There’s a viewing platform just as you exit the cable car, but here the cables of the cable car are in your view of the city. For better views you have to go down the stairs of the cable car station, turn right as you exit and walk to the white cross, past the terrace of the Panorama Restaurant, where they are much better. You can take some awesome photos with yourself in it here.
It’s also possible to turn left and head over to the Empire’s Fort (Carska Tvrdava). There’s a photo exhibition about Dubrovnik during the 1991-1992 bombings that requires an entrance ticket. The guy at the ticket booth was nice enough to let us climb to the roof of the fort for free for some great photo-opportunities. We made some neat close-up pics of the city center from here. Walking a little bit further there are some more panoramic views of Dubrovnik and the Dalmatian islands.
It’s best to arrive just an hour before sunset. That way you can see the city below in the most beautiful light and enjoy a spectacular sunset over the Adriatic Sea if you’re lucky. We had a partial sunset, clouds drifting in at the moment suprême.
Go for a swim
Though most people see the city as a cultural destination our Dubrovnik planning tips wouldn’t be complete without mentioning some beach time opportunities as well. The closest beach to the old city is Banje Beach which actually offers a good vantage point for photography as well.
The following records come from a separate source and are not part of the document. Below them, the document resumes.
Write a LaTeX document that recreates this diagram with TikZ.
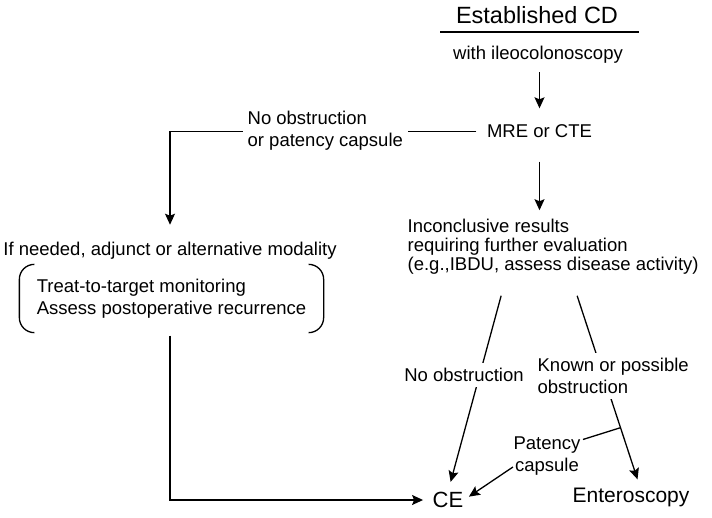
\documentclass[tikz,border=0pt]{standalone}
\usepackage{fontspec}
\setmainfont{Liberation Sans}
\usetikzlibrary{arrows.meta}

\begin{document}
\begin{tikzpicture}[x=1pt, y=-1pt, line width=1.3pt,
    every node/.style={inner sep=0pt, font=\fontsize{18.5}{22}\selectfont},
    arr/.style={-{Stealth[length=11pt, width=10pt, inset=2pt]}},
    lbl/.style={fill=white, inner sep=5pt}]
  \useasboundingbox (0,0) rectangle (712,517);
  \node[font=\fontsize{23.5}{26}\selectfont] (est) at (537,15) {Established CD};
  \draw (440,32) -- (639,32);
  \node (ileo) at (538,55) {with ileocolonoscopy};
  \node (mre) at (539.5,131.5) {MRE or CTE};
  \node[font=\fontsize{18.5}{19}\selectfont, align=left, anchor=west] (inc) at (407,246.5) {Inconclusive results\\requiring further evaluation\\(e.g.,IBDU, assess disease activity)};
  \node (adj) at (170,251) {If needed, adjunct or alternative modality};
  \node[align=left, minimum width=303pt, minimum height=67pt] (brk) at (171.5,298.5) {Treat-to-target monitoring\\Assess postoperative recurrence};
  \node[font=\fontsize{22}{24}\selectfont] (ce) at (448,500) {CE};
  \node[font=\fontsize{21}{24}\selectfont] (ent) at (631,497) {Enteroscopy};
  \node[align=center] (pat) at (547,456) {Patency\\capsule};
  \draw[rounded corners=15pt] ([xshift=15pt]brk.north west) -- (brk.north west) -- (brk.south west) -- ([xshift=15pt]brk.south west);
  \draw[rounded corners=15pt] ([xshift=-15pt]brk.north east) -- (brk.north east) -- (brk.south east) -- ([xshift=-15pt]brk.south east);
  \draw[arr, shorten <=8pt, shorten >=16pt] (ileo.south -| mre) -- (mre);
  \draw[arr, shorten <=23pt, shorten >=8pt] (mre) -- (mre |- inc.north);
  \draw[arr, shorten <=10pt, shorten >=17pt] (mre) -| (adj);
  \node[lbl, align=left, anchor=west] (nop) at (242,131) {No obstruction\\or patency capsule};
  \draw[arr, shorten <=3pt, shorten >=9pt] (brk.south -| adj) |- (ce);
  \draw[arr, shorten >=10pt] ([xshift=-52pt, yshift=-21pt]inc.south) -- (ce.north);
  \node[lbl] (nob) at (464,375) {No obstruction};
  \draw[arr, shorten >=8pt] ([xshift=24pt, yshift=-21pt]inc.south) -- coordinate[pos=0.69] (pj) ([xshift=9pt]ent.north);
  \node[lbl, align=left, anchor=west] (kno) at (532,376) {Known or possible\\obstruction};
  \draw[shorten <=2pt] ([yshift=-4pt]pat.north east) -- (pj);
  \draw[arr, shorten >=6pt] ([yshift=-11pt]pat.west) -- (ce.east);
\end{tikzpicture}
\end{document}
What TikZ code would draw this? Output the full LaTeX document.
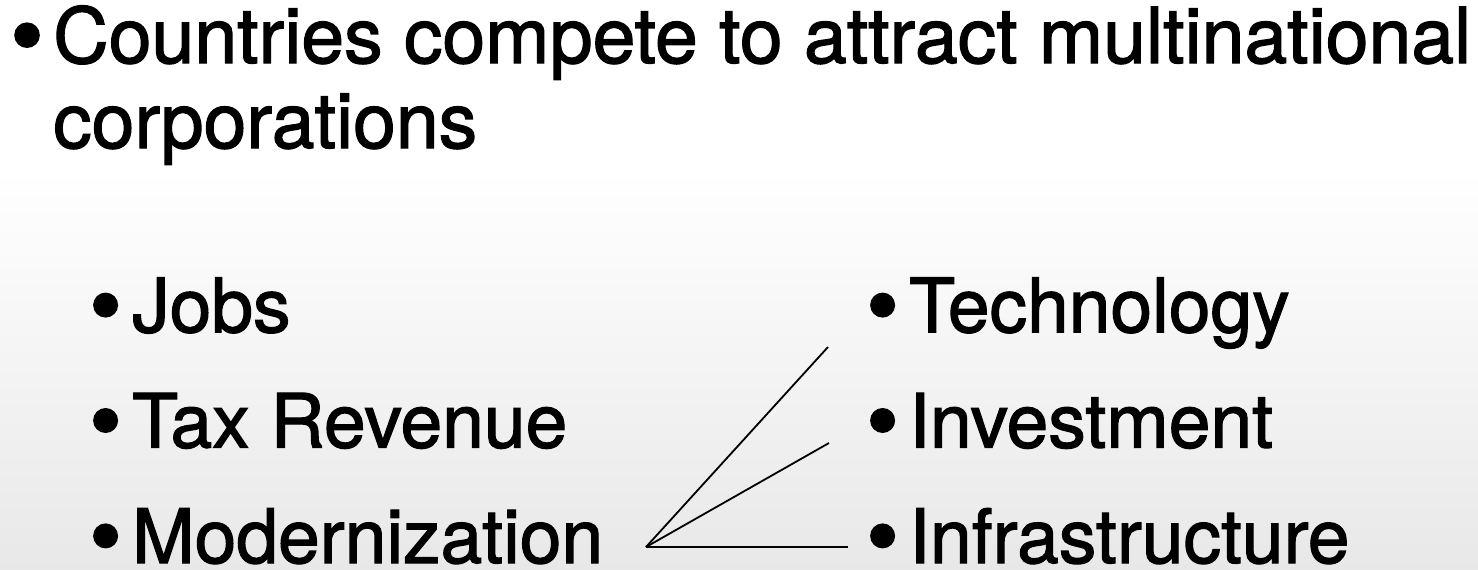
\documentclass[tikz,border=0pt]{standalone}
\usepackage{fontspec}
\setmainfont{TeX Gyre Heros}[FakeBold=1.6]
\usetikzlibrary{positioning}
\newlength{\bulwd}
\setlength{\bulwd}{41pt}
\newcommand{\bul}{\makebox[\bulwd][l]{\hspace*{-2pt}\raisebox{-0.07em}{\scalebox{1.25}{\textbullet}}}}

\begin{document}
\begin{tikzpicture}[x=1pt,y=-1pt,
  point/.style={anchor=base west,inner sep=0pt,font=\fontsize{77}{85}\selectfont},
  subpoint/.style={anchor=north west,inner sep=0pt,text height=54pt,text depth=4pt,font=\fontsize{75}{75}\selectfont},
  link/.style={line width=1.8pt}]
\useasboundingbox (0,0) rectangle (1478,570);
\shade[top color=white,bottom color=black!9] (0,170) rectangle (1478,570);

% main point
\node	[point]	(ctry)	at (12,63)	{\bul Countries compete to attract multinational};
\node	[point]	(corp)	at (12,148)	{\hspace*{\bulwd}corporations};

% left column
\node	[subpoint]	(jobs)	at (91,278)	{\bul Jobs};
\node	[subpoint]	(tax)	[below=57pt of jobs.south west,anchor=north west]	{\bul Tax Revenue};
\node	[subpoint]	(mod)	[below=57pt of tax.south west,anchor=north west]	{\bul Modernization};

% right column
\node	[subpoint]	(tech)	at (868,278)	{\bul Technology};
\node	[subpoint]	(inv)	[below=57pt of tech.south west,anchor=north west]	{\bul Investment};
\node	[subpoint]	(infra)	[below=57pt of inv.south west,anchor=north west]	{\bul Infrastructure};

\coordinate (fork)	at (646,547);
\coordinate (toTech)	at (828,347);
\coordinate (toInv)	at (829,443);
\coordinate (toInfra)	at (848,547);

\draw	[link]	(fork) -- (toTech);
\draw	[link]	(fork) -- (toInv);
\draw	[link]	(fork) -- (toInfra);
\end{tikzpicture}
\end{document}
Going out to Lokrum Island (the island you see from the city), the Elaphiti Islands or beautiful Mljet are some other great options to get out of the city. There are a lot of organized tours to these islands, but it’s just as easy to arrange by yourselves (and much cheaper). If you’re visiting Korčula, than it’s better to go to Mljet from there.
Stroll the city at night
As is often the case walking around a city in the evening or at night has its own romantic charm. This is especially so in old historic cities. Dubrovnik is no exception to that rule. Don’t expect to be alone though. We found Dubrovnik still pretty crowded until late in the evening.
Game of Thrones Tours
Sorry, no Game of Thrones tips here, we never watched the series. But don’t worry, there are enough GoT tours offered throughout the city (it’s actually very hard to miss them..).
Do you have any other essential Dubrovnik planning tips? Please let us know!